To answer your first question: yes, you should set up a separate domain property in Google Search Console for your .com site and submit a sitemap. This won't automatically cause duplicate content issues, as long as you've properly localized the content. Since you've already adjusted it to American English, Google should treat it as unique enough, especially if you tailor other elements like spelling, examples, pricing, or even imagery to suit a U.S. audience.
To help further, make sure you:
Set the correct target country in each Search Console property.
Use hreflang tags to signal the language and regional targeting of each version (e.g., en-GB for UK and en-US for the U.S.).
Avoid exact content duplication across the domains.
As for expansion into Europe, your concern is valid. Using subfolders like /fr is a solid approach for country targeting, but yes—this method requires everything to be under a single domain. Structuring URLs like www.domain.co.uk/fr isn't ideal because:
The .co.uk TLD signals UK targeting, which can conflict with your intent to reach French users.
It may cause confusion or impact rankings for other European regions.
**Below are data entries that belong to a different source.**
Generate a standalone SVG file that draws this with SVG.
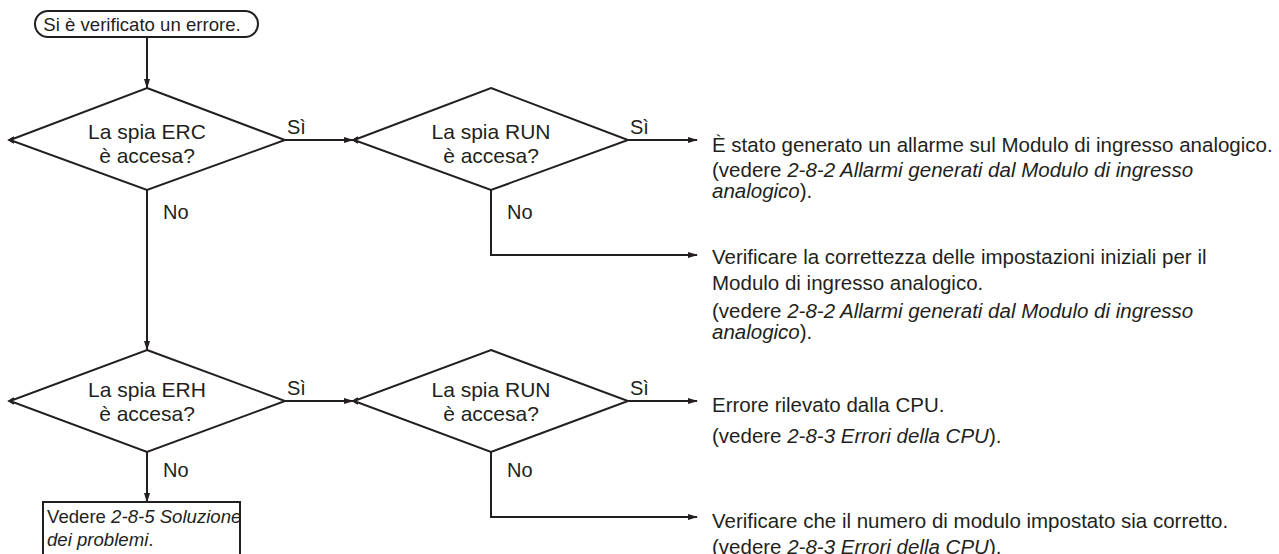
<svg xmlns="http://www.w3.org/2000/svg" width="1279" height="554" viewBox="0 0 1279 554">
<style>
text{font-family:"Liberation Sans",Arial,sans-serif;font-size:21px;fill:#231f20}
.c{text-anchor:middle}
.i{font-style:italic}
.s{font-size:18.6px}
.l{font-size:20px}
.r{font-size:20.5px}
.shape{fill:#fff;stroke:#231f20;stroke-width:2}
.line{fill:none;stroke:#231f20;stroke-width:2}
.tick{fill:none;stroke:#231f20;stroke-width:1.5}
</style>
<defs>
<marker id="ah" markerWidth="10" markerHeight="8" refX="9" refY="4" orient="auto" markerUnits="userSpaceOnUse">
<path d="M0,1 L10,4 L0,7 Z" fill="#231f20"/>
</marker>
</defs>
<rect width="1279" height="554" fill="#fff"/>
<g id="connectors">
<line class="line" x1="147" y1="37" x2="147" y2="88" marker-end="url(#ah)"/>
<line class="line" x1="285" y1="140" x2="353" y2="140" marker-end="url(#ah)"/>
<line class="line" x1="628" y1="140" x2="697" y2="140" marker-end="url(#ah)"/>
<polyline class="line" points="491,190 491,255 697,255" marker-end="url(#ah)"/>
<line class="line" x1="147" y1="190" x2="147" y2="350" marker-end="url(#ah)"/>
<line class="line" x1="285" y1="401" x2="353" y2="401" marker-end="url(#ah)"/>
<line class="line" x1="628" y1="401" x2="697" y2="401" marker-end="url(#ah)"/>
<polyline class="line" points="491,452 491,517 697,517" marker-end="url(#ah)"/>
<line class="line" x1="147" y1="452" x2="147" y2="502" marker-end="url(#ah)"/>
<text class="l" x="287" y="134">Sì</text>
<text class="l" x="630" y="134">Sì</text>
<text class="l" x="287" y="395">Sì</text>
<text class="l" x="630" y="395">Sì</text>
<text class="l" x="163" y="219">No</text>
<text class="l" x="507" y="219">No</text>
<text class="l" x="163" y="477">No</text>
<text class="l" x="507" y="477">No</text>
</g>
<g id="start">
<rect class="shape" x="35" y="11" width="223" height="26" rx="13"/>
<text class="c s" x="142" y="31">Si è verificato un errore.</text>
</g>
<g id="d1">
<polygon class="shape" points="147,88 285,140 147,190 10,140"/>
<polyline class="tick" points="14,137 9,140 14,143"/>
<text class="c" x="147" y="139">La spia ERC</text>
<text class="c" x="147" y="163">è accesa?</text>
</g>
<g id="d2">
<polygon class="shape" points="491,88 628,140 491,190 354,140"/>
<polyline class="tick" points="358,137 353,140 358,143"/>
<text class="c" x="491" y="139">La spia RUN</text>
<text class="c" x="491" y="163">è accesa?</text>
</g>
<g id="d3">
<polygon class="shape" points="147,350 285,401 147,452 10,401"/>
<polyline class="tick" points="14,398 9,401 14,404"/>
<text class="c" x="147" y="397">La spia ERH</text>
<text class="c" x="147" y="421">è accesa?</text>
</g>
<g id="d4">
<polygon class="shape" points="491,350 628,401 491,452 354,401"/>
<polyline class="tick" points="358,398 353,401 358,404"/>
<text class="c" x="491" y="397">La spia RUN</text>
<text class="c" x="491" y="421">è accesa?</text>
</g>
<g id="r1">
<text class="r" x="712" y="152">È stato generato un allarme sul Modulo di ingresso analogico.</text>
<text class="r" x="712" y="177">(vedere <tspan class="i">2-8-2 Allarmi generati dal Modulo di ingresso</tspan></text>
<text class="r" x="712" y="198"><tspan class="i">analogico</tspan>).</text>
</g>
<g id="r2">
<text class="r" x="712" y="264">Verificare la correttezza delle impostazioni iniziali per il</text>
<text class="r" x="712" y="290">Modulo di ingresso analogico.</text>
<text class="r" x="712" y="318">(vedere <tspan class="i">2-8-2 Allarmi generati dal Modulo di ingresso</tspan></text>
<text class="r" x="712" y="339"><tspan class="i">analogico</tspan>).</text>
</g>
<g id="r3">
<text class="r" x="712" y="412">Errore rilevato dalla CPU.</text>
<text class="r" x="712" y="443">(vedere <tspan class="i">2-8-3 Errori della CPU</tspan>).</text>
</g>
<g id="r4">
<text class="r" x="712" y="528">Verificare che il numero di modulo impostato sia corretto.</text>
<text class="r" x="712" y="554">(vedere <tspan class="i">2-8-3 Errori della CPU</tspan>).</text>
</g>
<g id="end">
<rect class="shape" x="43" y="502" width="197" height="60"/>
<text class="s" x="47" y="523">Vedere <tspan class="i">2-8-5 Soluzione</tspan></text>
<text class="s" x="47" y="546"><tspan class="i">dei problemi</tspan>.</text>
</g>
</svg>
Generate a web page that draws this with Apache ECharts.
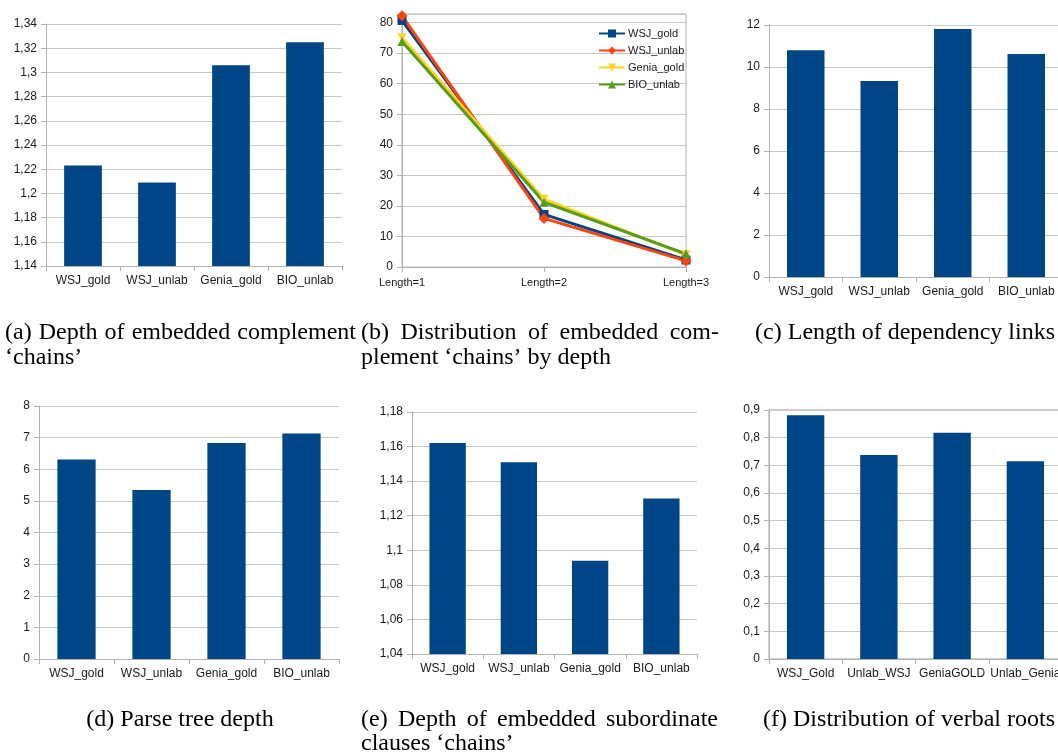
<!DOCTYPE html>
<html><head><meta charset="utf-8">
<script src="https://cdn.jsdelivr.net/npm/echarts@6/dist/echarts.min.js"></script>
<style>html,body{margin:0;padding:0;background:#fff}#c{width:1058px;height:754px}</style>
</head><body><div id="c"></div>
<script>
// ---------- data ----------
const barCategories = ['WSJ_gold', 'WSJ_unlab', 'Genia_gold', 'BIO_unlab'];
const rootCategories = ['WSJ_Gold', 'Unlab_WSJ', 'GeniaGOLD', 'Unlab_Genia'];
const lengthCategories = ['Length=1', 'Length=2', 'Length=3'];
const complementDepth = [1.223, 1.209, 1.306, 1.325];
const depLinkLength = [10.8, 9.33, 11.81, 10.62];
const parseTreeDepth = [6.31, 5.34, 6.83, 7.13];
const subordDepth = [1.162, 1.151, 1.094, 1.130];
const verbalRoots = [0.881, 0.737, 0.818, 0.715];
const wsjGold = [80.7, 17.2, 2.3];
const wsjUnlab = [82.2, 15.9, 2.0];
const geniaGold = [75.0, 22.2, 4.0];
const bioUnlab = [73.8, 21.2, 4.3];
const lineNames = ['WSJ_gold', 'WSJ_unlab', 'Genia_gold', 'BIO_unlab'];

// ---------- styling ----------
const AX = '#b3b3b3', GRIDC = '#c8c8c8', TXT = '#1a1a1a', BLUE = '#004586';
const SANS = '"Liberation Sans", Arial, sans-serif';
const fmt = v => String(+(+v).toFixed(2)).replace('.', ',');

const grids = [
  {left: 46, top: 24, width: 296, height: 242},
  {left: 402, top: 14, width: 284, height: 253, show: true, borderColor: AX, borderWidth: 1, backgroundColor: 'transparent'},
  {left: 769, top: 25, width: 294, height: 252},
  {left: 39, top: 406, width: 300, height: 253},
  {left: 412, top: 412, width: 285, height: 242},
  {left: 769, top: 410, width: 293, height: 249, show: true, borderColor: '#a0a0a0', borderWidth: 1, backgroundColor: 'transparent'}
].map(g => Object.assign({outerBoundsMode: 'none', containLabel: false}, g));

function xCat(i, data, extra) {
  return Object.assign({
    type: 'category', gridIndex: i, data: data, boundaryGap: true,
    axisLine: {show: true, lineStyle: {color: AX}},
    axisTick: {show: true, length: 5, lineStyle: {color: AX}},
    axisLabel: {color: TXT, fontSize: 12, fontFamily: SANS, margin: 9, interval: 0},
    splitLine: {show: false}
  }, extra || {});
}
function yVal(i, min, max, interval, formatter) {
  return {
    type: 'value', gridIndex: i, min: min, max: max, interval: interval,
    axisLine: {show: true, lineStyle: {color: AX}},
    axisTick: {show: true, length: 5, lineStyle: {color: AX}},
    axisLabel: {color: TXT, fontSize: 12, fontFamily: SANS, margin: 9, formatter: formatter || fmt},
    splitLine: {show: true, lineStyle: {color: GRIDC}}
  };
}

const xAxes = [
  xCat(0, barCategories),
  xCat(1, lengthCategories, {boundaryGap: false, axisLabel: {color: TXT, fontSize: 11, fontFamily: SANS, margin: 10, interval: 0}}),
  xCat(2, barCategories),
  xCat(3, barCategories),
  xCat(4, barCategories),
  xCat(5, rootCategories)
];
const yAxes = [
  yVal(0, 1.14, 1.34, 0.02),
  yVal(1, 0, 82.8, 10, v => (Math.abs(v % 10) < 1e-6 ? String(v) : '')),
  yVal(2, 0, 12, 2),
  yVal(3, 0, 8, 1),
  yVal(4, 1.04, 1.18, 0.02),
  yVal(5, 0, 0.9, 0.1)
];

function bar(i, data) {
  return {type: 'bar', xAxisIndex: i, yAxisIndex: i, data: data, barWidth: '51%',
    itemStyle: {color: BLUE}, silent: true};
}
const lineColors = ['#004586', '#ff420e', '#ffd320', '#579d1c'];
const lineSymbols = ['rect', 'diamond', 'triangle', 'triangle'];
const lineRot = [0, 0, 180, 0];
const lineData = [wsjGold, wsjUnlab, geniaGold, bioUnlab];
const lineSeries = lineNames.map((n, k) => ({
  type: 'line', name: n, xAxisIndex: 1, yAxisIndex: 1, data: lineData[k],
  symbol: lineSymbols[k], symbolRotate: lineRot[k], symbolSize: k === 1 ? 11 : 9,
  lineStyle: {width: 3, color: lineColors[k]}, itemStyle: {color: lineColors[k]},
  silent: true
}));

// ---------- captions ----------
const CAP_SIZE = 24, CAP_SX = 1;
const capFont = CAP_SIZE + 'px "Liberation Serif", "Times New Roman", serif';
const mctx = document.createElement('canvas').getContext('2d');
mctx.font = capFont;
const tw = t => mctx.measureText(t).width * CAP_SX;
function textEl(t, x, y) {
  return {type: 'text', x: x, y: y, scaleX: CAP_SX, silent: true,
    style: {text: t, font: capFont, fill: '#000', textAlign: 'left', textVerticalAlign: 'middle', align: 'left', verticalAlign: 'middle'}};
}
function justified(words, x0, x1, y) {
  const total = words.reduce((s, t) => s + tw(t), 0);
  const gap = (x1 - x0 - total) / (words.length - 1);
  let x = x0;
  return words.map(t => { const e = textEl(t, x, y); x += tw(t) + gap; return e; });
}
const capC = '(c) Length of dependency links';
const capD = '(d) Parse tree depth';
const capF = '(f) Distribution of verbal roots';
const captions = [].concat(
  justified(['(a)', 'Depth', 'of', 'embedded', 'complement'], 5, 356, 333),
  [textEl('\u2018chains\u2019', 5, 358)],
  justified(['(b)', 'Distribution', 'of', 'embedded', 'com-'], 361, 719, 333),
  [textEl('plement \u2018chains\u2019 by depth', 361, 358)],
  [textEl(capC, 1055 - tw(capC), 333)],
  [textEl(capD, 180 - tw(capD) / 2, 720)],
  justified(['(e)', 'Depth', 'of', 'embedded', 'subordinate'], 361, 718, 720),
  [textEl('clauses \u2018chains\u2019', 361, 744)],
  [textEl(capF, 1055 - tw(capF), 720)]
);

const chart = echarts.init(document.getElementById('c'), null, {renderer: 'canvas'});
chart.setOption({
  backgroundColor: '#fff',
  animation: false,
  grid: grids,
  xAxis: xAxes,
  yAxis: yAxes,
  legend: {
    data: lineNames, orient: 'vertical', left: 593, top: 23,
    itemWidth: 26, itemHeight: 10, itemGap: 6, selectedMode: false,
    textStyle: {fontSize: 11, color: TXT, fontFamily: SANS, padding: [0, 0, 0, -2]}
  },
  series: [
    bar(0, complementDepth),
    bar(2, depLinkLength),
    bar(3, parseTreeDepth),
    bar(4, subordDepth),
    bar(5, verbalRoots)
  ].concat(lineSeries),
  graphic: {elements: captions}
});
</script></body></html>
If international growth is a big part of your plan, you might consider:
Best Option: Move everything to the .com domain
Use subfolders for each country/language (/uk, /us, /fr, /de, etc.)
Consolidates authority and backlinks on one domain
Easier to manage long-term from an SEO standpoint
Use hreflang tags to help Google serve the correct version
This is the SEO structure that international brands such as Zara use to promote products internationally.